Task 4 Analyze Results from the Machine Learning Model
Results from the random forest models were evaluated in two ways. First, the random forest predicted HEC-HMS parameter adjustment factors were compared to factors that were set through manual calibration. Second, the random forest predicted HEC-HMS parameter adjustment factors were plugged into HEC-HMS model simulations and computed hydrographs were compared to observed streamflow.
The Python script was configured to compute the simple linear R2 value (zero intercept) by comparing the random forest predicted HEC-HMS adjustment factors and those set through manual calibration. As shown in the table below, these values demonstrate good agreement in the predicted state variables and those set through manual calibration.
| Process and zone | R2 |
|---|---|
| Initial Baseflow Lake Mendocino Zone | 0.86102 |
| Initial Baseflow Hopland Zone | 0.98037 |
| Initial Baseflow Guerneville Zone | 0.95937 |
| Initial Baseflow Lake Sonoma Zone | 0.98926 |
| Initial Deficit Lake Mendocino Zone | 0.92718 |
| Initial Deficit Hopland Zone | 0.87681 |
| Initial Deficit Guerneville Zone | 0.929496 |
| Initial Deficit Lake Sonoma Zone | 0.880974 |
| Constant Loss Rate Lake Mendocino Zone | 0.902152 |
| Constant Loss Rate Hopland Zone | 0.853695 |
| Constant Loss Rate Guerneville Zone | 0.807263 |
| Constant Loss Rate Lake Sonoma Zone | 0.849145 |
| GW1 Fraction Lake Mendocino Zone | 0.975312 |
| GW1 Fraction Hopland Zone | 0.935556 |
| GW1 Fraction Guerneville Zone | 0.946215 |
| GW1 Fraction Lake Sonoma Zone | 0.958229 |
| GW2 Fraction Lake Mendocino Zone | 0.968632 |
| GW2 Fraction Hopland Zone | 0.94916 |
| GW2 Fraction Guerneville Zone | 0.961453 |
| GW2 Fraction Lake Sonoma Zone | 0.966991 |
The following figure show graphically what is in the R2 table above for the Calpella gage location. R2 values for the first ML model (one ML model for all HEC-HMS adjustment factors, SimpleMLScript_1.py) showed comparable performance. Significant improvement are not demonstrated by having a separate random forest model for each hydrologic process.

The following group of results show fairly good model performance at all four locations for the January 2, 1997 event. Starting a forecast simulation with the initial adjustment factors from the random forest model provides the modeler a great starting point that would only require slight modification to the initial deficit and constant loss rate adjustment factors for the Hopland, Guerneville, and Lake Sonoma Zones.

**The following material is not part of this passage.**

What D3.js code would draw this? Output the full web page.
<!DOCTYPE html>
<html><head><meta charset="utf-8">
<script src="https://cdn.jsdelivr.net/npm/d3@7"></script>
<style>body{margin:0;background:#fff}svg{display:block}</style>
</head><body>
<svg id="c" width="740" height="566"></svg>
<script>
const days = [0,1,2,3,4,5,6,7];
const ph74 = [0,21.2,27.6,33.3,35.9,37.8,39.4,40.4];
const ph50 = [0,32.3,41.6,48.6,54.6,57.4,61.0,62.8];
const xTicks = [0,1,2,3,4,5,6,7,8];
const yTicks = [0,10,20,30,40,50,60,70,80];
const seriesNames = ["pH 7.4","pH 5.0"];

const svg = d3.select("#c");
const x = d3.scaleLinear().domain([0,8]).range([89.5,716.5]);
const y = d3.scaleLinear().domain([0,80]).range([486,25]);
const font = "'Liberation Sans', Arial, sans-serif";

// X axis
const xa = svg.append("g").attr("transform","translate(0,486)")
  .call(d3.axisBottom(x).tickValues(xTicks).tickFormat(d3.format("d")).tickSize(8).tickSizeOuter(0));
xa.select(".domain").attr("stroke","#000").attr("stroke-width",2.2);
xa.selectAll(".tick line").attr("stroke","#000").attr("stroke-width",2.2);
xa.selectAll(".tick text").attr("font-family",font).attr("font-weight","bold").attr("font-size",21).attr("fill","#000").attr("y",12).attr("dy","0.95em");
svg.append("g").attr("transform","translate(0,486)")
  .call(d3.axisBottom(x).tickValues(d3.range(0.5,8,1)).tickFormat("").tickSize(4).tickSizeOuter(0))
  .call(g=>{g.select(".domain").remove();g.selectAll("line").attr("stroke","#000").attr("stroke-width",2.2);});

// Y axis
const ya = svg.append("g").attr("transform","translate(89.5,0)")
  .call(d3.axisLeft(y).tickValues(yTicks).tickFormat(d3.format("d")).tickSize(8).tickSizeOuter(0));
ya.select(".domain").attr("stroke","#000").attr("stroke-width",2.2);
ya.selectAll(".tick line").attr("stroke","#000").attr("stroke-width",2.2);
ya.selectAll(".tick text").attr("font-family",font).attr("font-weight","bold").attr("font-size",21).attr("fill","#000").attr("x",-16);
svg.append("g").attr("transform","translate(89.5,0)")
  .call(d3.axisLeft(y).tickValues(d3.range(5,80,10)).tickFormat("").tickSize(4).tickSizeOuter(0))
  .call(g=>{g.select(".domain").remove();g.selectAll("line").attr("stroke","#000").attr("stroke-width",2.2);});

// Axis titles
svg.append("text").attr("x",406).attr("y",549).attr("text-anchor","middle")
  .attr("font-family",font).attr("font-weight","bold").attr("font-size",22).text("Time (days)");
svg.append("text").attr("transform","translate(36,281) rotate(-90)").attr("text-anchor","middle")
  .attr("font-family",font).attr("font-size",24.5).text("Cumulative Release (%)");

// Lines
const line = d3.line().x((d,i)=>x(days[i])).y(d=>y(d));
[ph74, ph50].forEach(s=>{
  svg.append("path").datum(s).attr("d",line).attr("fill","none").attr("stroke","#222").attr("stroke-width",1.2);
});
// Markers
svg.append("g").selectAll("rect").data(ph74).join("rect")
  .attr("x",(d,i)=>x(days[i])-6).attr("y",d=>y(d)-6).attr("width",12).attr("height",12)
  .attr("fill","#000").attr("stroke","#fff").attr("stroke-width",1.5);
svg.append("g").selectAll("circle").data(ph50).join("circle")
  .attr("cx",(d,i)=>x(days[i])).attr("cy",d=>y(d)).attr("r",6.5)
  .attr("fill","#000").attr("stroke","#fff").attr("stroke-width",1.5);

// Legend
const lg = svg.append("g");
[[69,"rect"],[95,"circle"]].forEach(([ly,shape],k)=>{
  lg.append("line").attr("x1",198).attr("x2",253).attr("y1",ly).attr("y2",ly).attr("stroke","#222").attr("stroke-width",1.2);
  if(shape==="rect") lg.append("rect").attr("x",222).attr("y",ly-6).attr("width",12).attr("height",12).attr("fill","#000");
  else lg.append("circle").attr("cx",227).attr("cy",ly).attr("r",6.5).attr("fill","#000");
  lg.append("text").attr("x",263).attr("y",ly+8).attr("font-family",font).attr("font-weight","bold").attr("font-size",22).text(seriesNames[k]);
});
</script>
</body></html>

The following group of results DO NOT show good model performance at all four locations for the November, 11, 2001 event. However, the initial HEC-HMS adjustment factors set by the random forest models are fairly close to those found through manual calibration. The November, 11, 2001 storm was the first major storm of the season and the watershed was very dry when the storm began. The HEC-HMS adjustment factors estimate by the random forest models are much better than using average conditions to begin the calibration process.

On the whole, the ML model predicted reasonable initial HEC-HMS adjustment factors for most events. Performance for the two February 2009 events was not as good as other events, results from the first event are shown in the following figure. January and February 2009 were drier than most years and the random forest model overpredicted the Initial Deficit adjustment factors. However, it would be relatively quick to manually set better adjustment factors after seeing the following results.

Conclusion
This example demonstrates a couple of key points:
- An HEC-HMS model can be quickly calibrated for real time flood forecasting by only adjusting a few model parameters that represent the initial state of the watershed. Even though the initial baseflow adjustment factor was modified for this example, reasonable results would have been seen by keeping a constant zonal override set for all events. This would have left only 4 adjustment factors to really change per event.
- The random forest models were able to assimilate past information, precipitation, temperature, and flow, and estimate reasonable initial HEC-HMS adjustment factors. In some cases the adjustment factors did not require further adjustment, the simulated hydrograph matched the observed hydrograph.
The random forest models took approximately 2 minutes to process the training data and fit the model and milliseconds to generate the predicted adjustment factors for the 11 test events. If applied to real-time forecasting, the random forest models would already exist and any time a new forecast created, it would automatically populate the starting HEC-HMS adjustment factors. Periodically, the random forest models would be updated as new events were added to the training dataset.